Wednesday, August 23, 2006

Rodney Godek, Pittsburgh Alumni





Rodney Godek

My art making can be derived from a number of sources, yet it has a few factors that ultimately determine its outcome. These factors are experimentation, process, and most importantly, material.

As time passes, new technologies and new ideas are constantly surfacing in my work. A willingness to accept the changes these variables will incur means a willingness to experiment with them. Through the efforts of experimentation, discoveries are made that are both minor and major and I learn from them to continue fostering the growth and evolution of my work.

It is the act of the making, the labor of it, the processes used, that also determine the outcome of my work. Through the intense focus of the processes I use in my work I hope to achieve a complete understanding of the possibilities they have in controlled applications as well as chance occurrences. I want to know what the process can produce, so that I may better prepare myself for the use and manipulation of it later on.

The decision of what to use, and when to use it has always been the key to the creation of my work.

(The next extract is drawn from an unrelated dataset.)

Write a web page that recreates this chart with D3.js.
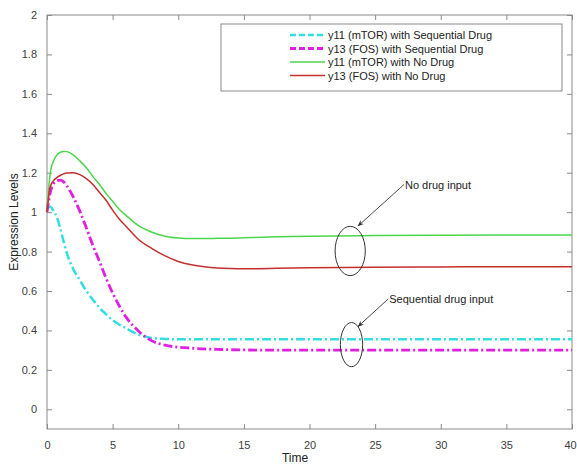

I have become so submersed in the materials I use that at times they become more important to me than the object I have created. When I come in contact with the materials, an interaction occurs that becomes something more than just my use and dominance over the material. I strive to allow the material to speak for itself, so that you see and feel the material's presence rather than an illusionistic representation that alludes to something greater than the material itself. To me, there is no greater power.